---------- RECORDED DATA ----------

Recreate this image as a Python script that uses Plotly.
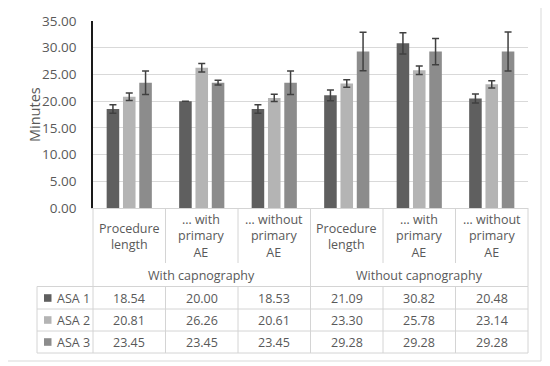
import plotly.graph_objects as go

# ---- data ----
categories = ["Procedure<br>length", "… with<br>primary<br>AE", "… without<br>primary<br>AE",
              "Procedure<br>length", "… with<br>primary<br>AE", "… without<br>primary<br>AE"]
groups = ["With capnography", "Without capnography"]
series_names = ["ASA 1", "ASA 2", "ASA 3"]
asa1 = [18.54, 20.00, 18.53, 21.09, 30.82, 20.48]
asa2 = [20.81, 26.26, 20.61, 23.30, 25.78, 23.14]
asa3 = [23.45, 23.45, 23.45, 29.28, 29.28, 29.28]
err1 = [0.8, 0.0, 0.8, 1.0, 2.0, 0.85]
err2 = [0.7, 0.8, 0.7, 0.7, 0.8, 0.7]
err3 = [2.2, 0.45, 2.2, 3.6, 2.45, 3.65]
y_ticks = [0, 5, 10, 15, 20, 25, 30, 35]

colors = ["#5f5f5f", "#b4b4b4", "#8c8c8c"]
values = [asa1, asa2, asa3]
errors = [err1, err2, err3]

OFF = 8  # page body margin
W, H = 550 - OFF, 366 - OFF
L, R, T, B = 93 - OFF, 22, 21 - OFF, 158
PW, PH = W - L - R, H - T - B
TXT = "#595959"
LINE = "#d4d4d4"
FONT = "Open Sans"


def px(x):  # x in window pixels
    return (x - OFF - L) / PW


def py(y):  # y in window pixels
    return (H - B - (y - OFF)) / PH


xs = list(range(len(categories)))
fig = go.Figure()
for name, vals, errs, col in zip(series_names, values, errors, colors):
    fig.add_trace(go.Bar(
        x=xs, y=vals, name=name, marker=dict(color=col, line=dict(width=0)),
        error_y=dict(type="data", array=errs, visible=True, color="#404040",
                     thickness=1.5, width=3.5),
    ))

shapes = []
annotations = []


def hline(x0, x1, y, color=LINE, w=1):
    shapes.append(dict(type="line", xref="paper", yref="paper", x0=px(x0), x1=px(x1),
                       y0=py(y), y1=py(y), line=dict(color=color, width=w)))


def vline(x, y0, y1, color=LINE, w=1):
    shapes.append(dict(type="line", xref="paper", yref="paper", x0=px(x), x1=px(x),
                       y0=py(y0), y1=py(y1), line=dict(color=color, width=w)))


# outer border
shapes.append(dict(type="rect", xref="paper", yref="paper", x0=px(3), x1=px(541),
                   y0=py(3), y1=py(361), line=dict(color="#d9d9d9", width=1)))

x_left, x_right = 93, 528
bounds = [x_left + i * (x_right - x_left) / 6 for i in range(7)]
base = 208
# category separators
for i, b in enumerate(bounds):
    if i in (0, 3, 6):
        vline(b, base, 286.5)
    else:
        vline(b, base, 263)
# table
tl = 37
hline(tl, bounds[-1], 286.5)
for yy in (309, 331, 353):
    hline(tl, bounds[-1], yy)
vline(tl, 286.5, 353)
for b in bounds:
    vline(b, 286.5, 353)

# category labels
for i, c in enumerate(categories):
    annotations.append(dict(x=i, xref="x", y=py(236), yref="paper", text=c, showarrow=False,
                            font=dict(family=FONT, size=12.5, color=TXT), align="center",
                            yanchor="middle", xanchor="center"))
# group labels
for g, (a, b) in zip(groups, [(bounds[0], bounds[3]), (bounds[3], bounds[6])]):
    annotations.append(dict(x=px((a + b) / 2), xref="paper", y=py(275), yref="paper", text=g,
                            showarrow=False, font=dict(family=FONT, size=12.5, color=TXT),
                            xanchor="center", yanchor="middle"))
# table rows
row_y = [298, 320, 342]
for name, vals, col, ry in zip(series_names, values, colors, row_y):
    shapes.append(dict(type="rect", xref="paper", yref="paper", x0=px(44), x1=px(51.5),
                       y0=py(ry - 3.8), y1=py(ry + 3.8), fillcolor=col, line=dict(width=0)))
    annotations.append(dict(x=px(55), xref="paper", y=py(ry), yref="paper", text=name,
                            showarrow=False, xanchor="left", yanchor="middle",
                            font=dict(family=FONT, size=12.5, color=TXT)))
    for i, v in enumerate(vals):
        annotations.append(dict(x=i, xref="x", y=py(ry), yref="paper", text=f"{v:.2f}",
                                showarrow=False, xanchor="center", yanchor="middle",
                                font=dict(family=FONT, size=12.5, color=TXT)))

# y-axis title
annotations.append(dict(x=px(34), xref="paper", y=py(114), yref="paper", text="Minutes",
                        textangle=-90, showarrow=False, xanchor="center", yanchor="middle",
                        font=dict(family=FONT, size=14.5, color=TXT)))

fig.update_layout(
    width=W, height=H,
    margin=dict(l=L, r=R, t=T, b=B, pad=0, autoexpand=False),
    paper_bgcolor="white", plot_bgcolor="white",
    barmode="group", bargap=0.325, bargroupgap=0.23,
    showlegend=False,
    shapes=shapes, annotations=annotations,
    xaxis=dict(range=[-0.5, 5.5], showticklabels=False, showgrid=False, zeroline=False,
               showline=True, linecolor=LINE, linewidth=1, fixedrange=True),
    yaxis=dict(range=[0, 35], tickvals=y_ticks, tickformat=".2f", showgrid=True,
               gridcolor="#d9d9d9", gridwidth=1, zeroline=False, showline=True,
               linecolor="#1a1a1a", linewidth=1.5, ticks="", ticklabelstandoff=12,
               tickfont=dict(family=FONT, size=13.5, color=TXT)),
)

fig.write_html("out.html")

----------

**INSTRUCTION:** Write out the lines from the start of the material to the line with "import plotly.graph_objects as go", inclusive and exactly. Skip the pictures.

**FULL ANSWER:**
Recreate this image as a Python script that uses Plotly.
import plotly.graph_objects as go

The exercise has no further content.